Olsztyńskiej wody nie trzeba już gotować

2016-03-10 15:11:24(ost. akt: 2016-03-10 15:11:50)
Zdjęcie jest illustracją do treści

Zdjęcie jest illustracją do treści

Autor zdjęcia: pixabay.com

Według analizy i komunikatu Państwowego Powiatowego Inspektora Sanitarnego w Olsztynie woda w Olsztynie jest bezpieczna nie trzeba jej gotować przed wypiciem.
Przypomnijmy, w niedzielę (28 lutego) podczas rutynowych badań jakości wody na stacji uzdatniania wody „Kortowo”, stwierdzono obecność kolonii bakterii grupy E.coli. Stacja obsługująca Kortowo, Brzeziny i Osiedle Mleczna została wyłączona z użytku.

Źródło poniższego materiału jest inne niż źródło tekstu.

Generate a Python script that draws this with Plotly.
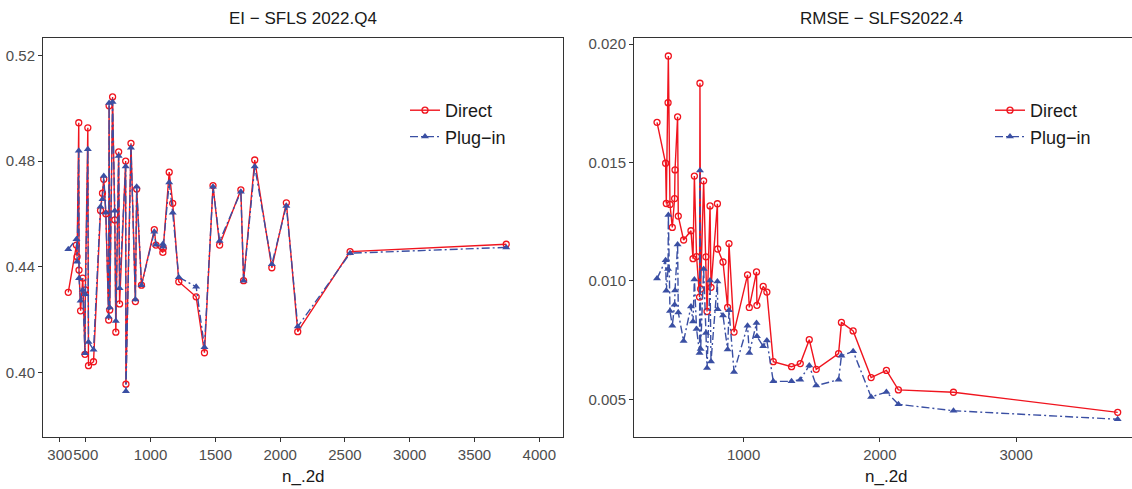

W środę (10.03) Państwowy Powiatowy Inspektor Sanitarny w Olsztynie poinformował, że „po zgromadzeniu, zweryfikowaniu wszystkich sprawozdań badania wody i analizie ryzyka nie stwierdza zagrożeń zdrowotnych dla konsumentów”. Tym samym przestaje obowiązywać zalecenie dotyczące gotowania wody przed spożyciem.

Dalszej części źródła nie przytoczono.